_Objective_
Hunt for the word "this" across the entries below, copying each line that holds it.
<<<<
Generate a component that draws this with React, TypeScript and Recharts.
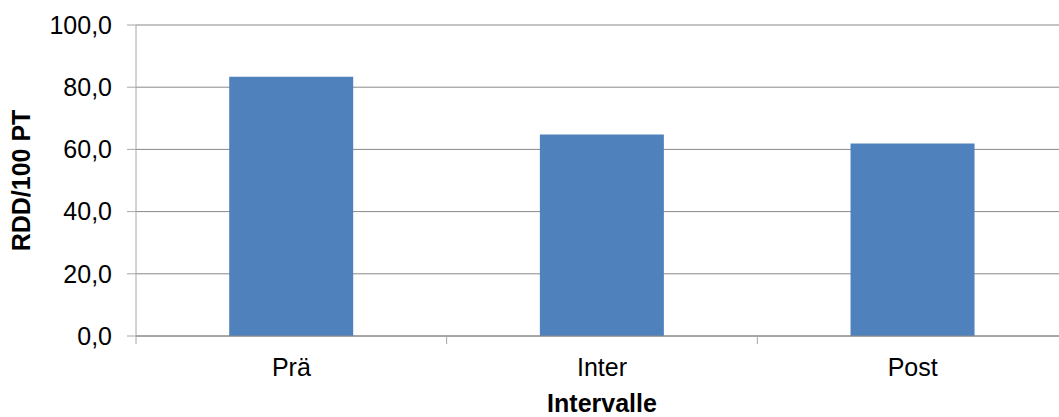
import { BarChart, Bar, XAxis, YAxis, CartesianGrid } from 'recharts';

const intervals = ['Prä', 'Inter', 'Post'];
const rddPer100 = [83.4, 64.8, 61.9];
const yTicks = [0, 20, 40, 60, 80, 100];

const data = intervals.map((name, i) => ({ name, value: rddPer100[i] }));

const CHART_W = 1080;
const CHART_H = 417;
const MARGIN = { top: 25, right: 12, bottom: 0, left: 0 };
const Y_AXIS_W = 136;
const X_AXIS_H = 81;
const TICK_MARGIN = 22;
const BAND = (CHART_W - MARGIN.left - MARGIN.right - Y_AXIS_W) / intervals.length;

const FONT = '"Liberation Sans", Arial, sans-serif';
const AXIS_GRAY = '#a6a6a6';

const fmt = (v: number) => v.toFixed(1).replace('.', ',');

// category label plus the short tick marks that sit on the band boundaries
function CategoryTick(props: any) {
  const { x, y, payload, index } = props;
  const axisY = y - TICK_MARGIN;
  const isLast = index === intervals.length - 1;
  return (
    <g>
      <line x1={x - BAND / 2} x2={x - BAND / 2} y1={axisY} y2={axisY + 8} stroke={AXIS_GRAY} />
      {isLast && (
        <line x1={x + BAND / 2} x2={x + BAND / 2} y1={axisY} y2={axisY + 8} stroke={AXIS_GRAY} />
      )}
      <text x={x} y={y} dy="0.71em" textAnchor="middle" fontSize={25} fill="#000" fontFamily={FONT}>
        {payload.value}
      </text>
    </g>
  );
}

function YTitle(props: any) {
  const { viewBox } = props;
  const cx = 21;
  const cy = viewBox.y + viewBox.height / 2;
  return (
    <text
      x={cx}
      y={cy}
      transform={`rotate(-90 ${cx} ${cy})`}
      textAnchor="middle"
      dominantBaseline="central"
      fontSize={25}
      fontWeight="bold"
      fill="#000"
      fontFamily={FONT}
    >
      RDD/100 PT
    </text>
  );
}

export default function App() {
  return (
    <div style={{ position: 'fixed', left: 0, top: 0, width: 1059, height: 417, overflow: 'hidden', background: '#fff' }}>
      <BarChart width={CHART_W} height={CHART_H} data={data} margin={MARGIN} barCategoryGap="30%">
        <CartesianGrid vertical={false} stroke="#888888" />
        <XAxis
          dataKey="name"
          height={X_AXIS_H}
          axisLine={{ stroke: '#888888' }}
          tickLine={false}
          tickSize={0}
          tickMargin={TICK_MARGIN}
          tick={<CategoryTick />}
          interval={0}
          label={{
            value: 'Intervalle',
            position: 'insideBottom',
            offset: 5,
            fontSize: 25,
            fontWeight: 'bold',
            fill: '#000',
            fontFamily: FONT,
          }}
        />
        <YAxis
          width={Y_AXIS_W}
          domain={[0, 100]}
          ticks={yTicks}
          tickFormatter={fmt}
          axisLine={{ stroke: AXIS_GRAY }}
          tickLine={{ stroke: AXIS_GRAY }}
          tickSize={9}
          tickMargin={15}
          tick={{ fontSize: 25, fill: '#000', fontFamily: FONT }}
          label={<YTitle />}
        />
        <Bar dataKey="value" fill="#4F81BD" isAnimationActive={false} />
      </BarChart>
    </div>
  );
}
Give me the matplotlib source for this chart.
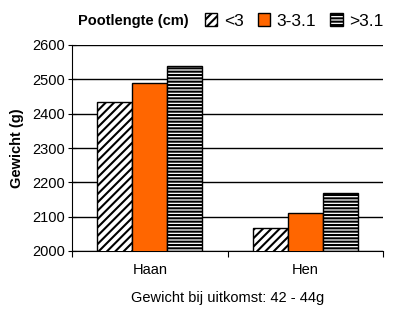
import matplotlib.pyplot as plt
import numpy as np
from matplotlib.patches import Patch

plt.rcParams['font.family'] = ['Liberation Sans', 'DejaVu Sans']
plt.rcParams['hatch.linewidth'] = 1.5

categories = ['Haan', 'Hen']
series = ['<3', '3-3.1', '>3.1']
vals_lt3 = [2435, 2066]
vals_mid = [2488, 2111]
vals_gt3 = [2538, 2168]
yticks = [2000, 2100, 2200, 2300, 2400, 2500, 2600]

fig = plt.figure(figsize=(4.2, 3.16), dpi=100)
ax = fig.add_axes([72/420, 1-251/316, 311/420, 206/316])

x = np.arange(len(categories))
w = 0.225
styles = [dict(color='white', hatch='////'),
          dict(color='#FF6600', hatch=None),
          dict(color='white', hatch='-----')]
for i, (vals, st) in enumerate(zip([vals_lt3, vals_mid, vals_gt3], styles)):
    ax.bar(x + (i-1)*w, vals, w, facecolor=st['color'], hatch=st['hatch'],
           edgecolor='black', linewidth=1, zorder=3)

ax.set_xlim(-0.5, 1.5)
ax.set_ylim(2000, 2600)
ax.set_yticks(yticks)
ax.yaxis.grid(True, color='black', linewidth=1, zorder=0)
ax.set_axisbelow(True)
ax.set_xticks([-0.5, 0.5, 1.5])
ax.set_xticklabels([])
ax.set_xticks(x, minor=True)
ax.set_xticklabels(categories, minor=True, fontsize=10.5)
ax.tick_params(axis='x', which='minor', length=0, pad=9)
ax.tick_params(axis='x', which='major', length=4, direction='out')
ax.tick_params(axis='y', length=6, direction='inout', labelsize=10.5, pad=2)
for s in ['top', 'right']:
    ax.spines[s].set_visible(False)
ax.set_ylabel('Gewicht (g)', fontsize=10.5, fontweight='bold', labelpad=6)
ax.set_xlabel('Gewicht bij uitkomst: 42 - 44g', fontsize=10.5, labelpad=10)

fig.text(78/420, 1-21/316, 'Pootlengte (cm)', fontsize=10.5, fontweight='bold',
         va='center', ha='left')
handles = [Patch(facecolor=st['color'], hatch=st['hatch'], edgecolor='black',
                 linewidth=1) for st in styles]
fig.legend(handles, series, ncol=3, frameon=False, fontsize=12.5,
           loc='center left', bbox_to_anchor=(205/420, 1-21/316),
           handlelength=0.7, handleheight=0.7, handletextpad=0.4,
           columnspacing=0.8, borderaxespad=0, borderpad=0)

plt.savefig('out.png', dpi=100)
>>>>
_Finished task_
Generate a component that draws this with React, TypeScript and Recharts.
Give me the matplotlib source for this chart.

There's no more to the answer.